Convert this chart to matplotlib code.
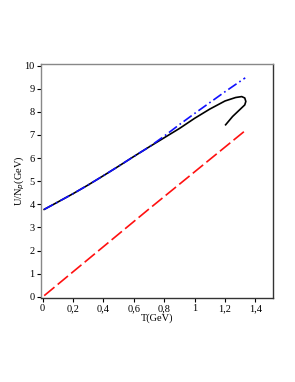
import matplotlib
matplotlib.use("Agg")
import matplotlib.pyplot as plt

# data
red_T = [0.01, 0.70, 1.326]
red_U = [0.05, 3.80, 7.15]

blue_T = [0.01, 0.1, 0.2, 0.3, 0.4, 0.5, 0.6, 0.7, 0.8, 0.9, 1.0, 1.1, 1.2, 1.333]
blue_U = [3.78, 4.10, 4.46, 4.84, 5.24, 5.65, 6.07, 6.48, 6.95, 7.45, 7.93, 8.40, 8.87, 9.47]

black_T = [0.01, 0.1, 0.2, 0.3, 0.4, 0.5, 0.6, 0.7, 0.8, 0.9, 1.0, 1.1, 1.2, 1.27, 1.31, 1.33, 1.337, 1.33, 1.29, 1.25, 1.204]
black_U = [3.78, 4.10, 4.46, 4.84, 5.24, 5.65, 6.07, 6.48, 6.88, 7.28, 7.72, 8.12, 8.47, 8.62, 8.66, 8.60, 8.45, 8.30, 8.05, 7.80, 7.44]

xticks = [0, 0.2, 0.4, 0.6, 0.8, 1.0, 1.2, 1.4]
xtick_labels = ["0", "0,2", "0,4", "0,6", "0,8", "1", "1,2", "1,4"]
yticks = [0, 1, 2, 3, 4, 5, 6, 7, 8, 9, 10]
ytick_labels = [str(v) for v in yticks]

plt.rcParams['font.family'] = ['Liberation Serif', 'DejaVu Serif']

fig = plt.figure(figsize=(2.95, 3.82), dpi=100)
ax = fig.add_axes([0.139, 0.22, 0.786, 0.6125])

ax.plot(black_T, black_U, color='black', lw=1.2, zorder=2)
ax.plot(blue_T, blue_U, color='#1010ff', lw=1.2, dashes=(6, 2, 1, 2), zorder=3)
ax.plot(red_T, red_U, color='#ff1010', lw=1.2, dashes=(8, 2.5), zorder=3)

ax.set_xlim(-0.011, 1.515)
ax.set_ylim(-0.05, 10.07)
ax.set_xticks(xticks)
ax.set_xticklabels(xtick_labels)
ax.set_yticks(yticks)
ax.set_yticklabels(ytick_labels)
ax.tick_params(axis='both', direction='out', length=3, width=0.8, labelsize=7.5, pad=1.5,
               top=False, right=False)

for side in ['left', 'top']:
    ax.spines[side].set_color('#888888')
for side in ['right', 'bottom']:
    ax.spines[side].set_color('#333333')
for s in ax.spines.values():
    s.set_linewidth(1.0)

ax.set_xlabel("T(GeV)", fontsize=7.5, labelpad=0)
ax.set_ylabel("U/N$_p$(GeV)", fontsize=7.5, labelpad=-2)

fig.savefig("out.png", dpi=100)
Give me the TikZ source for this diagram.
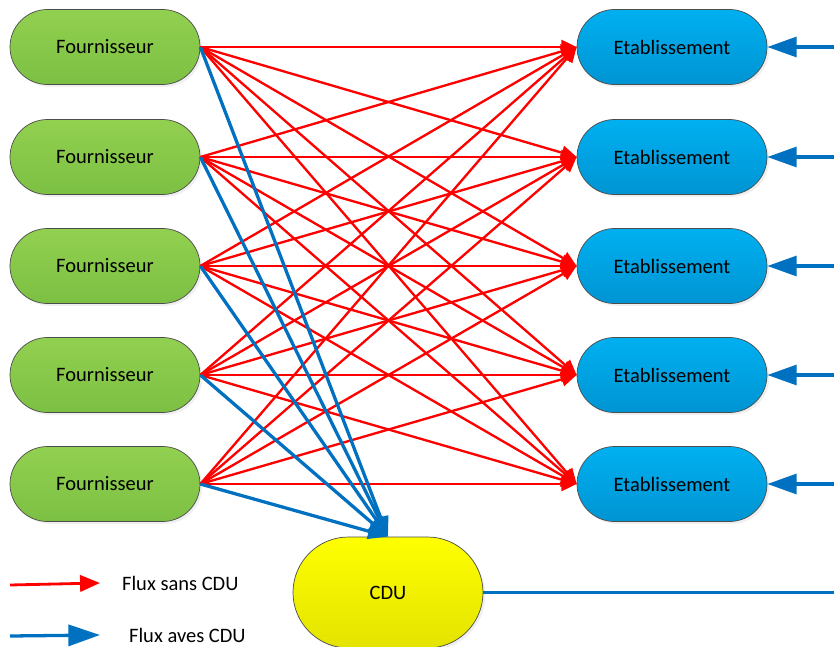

▸ The exercise
Pictures are not part of the copy; reproduce everything else in the records exactly.

▸ Exercise solution
Convert this chart to matplotlib code.
import matplotlib
matplotlib.use("Agg")
import matplotlib.pyplot as plt

# data
red_T = [0.01, 0.70, 1.326]
red_U = [0.05, 3.80, 7.15]

blue_T = [0.01, 0.1, 0.2, 0.3, 0.4, 0.5, 0.6, 0.7, 0.8, 0.9, 1.0, 1.1, 1.2, 1.333]
blue_U = [3.78, 4.10, 4.46, 4.84, 5.24, 5.65, 6.07, 6.48, 6.95, 7.45, 7.93, 8.40, 8.87, 9.47]

black_T = [0.01, 0.1, 0.2, 0.3, 0.4, 0.5, 0.6, 0.7, 0.8, 0.9, 1.0, 1.1, 1.2, 1.27, 1.31, 1.33, 1.337, 1.33, 1.29, 1.25, 1.204]
black_U = [3.78, 4.10, 4.46, 4.84, 5.24, 5.65, 6.07, 6.48, 6.88, 7.28, 7.72, 8.12, 8.47, 8.62, 8.66, 8.60, 8.45, 8.30, 8.05, 7.80, 7.44]

xticks = [0, 0.2, 0.4, 0.6, 0.8, 1.0, 1.2, 1.4]
xtick_labels = ["0", "0,2", "0,4", "0,6", "0,8", "1", "1,2", "1,4"]
yticks = [0, 1, 2, 3, 4, 5, 6, 7, 8, 9, 10]
ytick_labels = [str(v) for v in yticks]

plt.rcParams['font.family'] = ['Liberation Serif', 'DejaVu Serif']

fig = plt.figure(figsize=(2.95, 3.82), dpi=100)
ax = fig.add_axes([0.139, 0.22, 0.786, 0.6125])

ax.plot(black_T, black_U, color='black', lw=1.2, zorder=2)
ax.plot(blue_T, blue_U, color='#1010ff', lw=1.2, dashes=(6, 2, 1, 2), zorder=3)
ax.plot(red_T, red_U, color='#ff1010', lw=1.2, dashes=(8, 2.5), zorder=3)

ax.set_xlim(-0.011, 1.515)
ax.set_ylim(-0.05, 10.07)
ax.set_xticks(xticks)
ax.set_xticklabels(xtick_labels)
ax.set_yticks(yticks)
ax.set_yticklabels(ytick_labels)
ax.tick_params(axis='both', direction='out', length=3, width=0.8, labelsize=7.5, pad=1.5,
               top=False, right=False)

for side in ['left', 'top']:
    ax.spines[side].set_color('#888888')
for side in ['right', 'bottom']:
    ax.spines[side].set_color('#333333')
for s in ax.spines.values():
    s.set_linewidth(1.0)

ax.set_xlabel("T(GeV)", fontsize=7.5, labelpad=0)
ax.set_ylabel("U/N$_p$(GeV)", fontsize=7.5, labelpad=-2)

fig.savefig("out.png", dpi=100)
Give me the TikZ source for this diagram.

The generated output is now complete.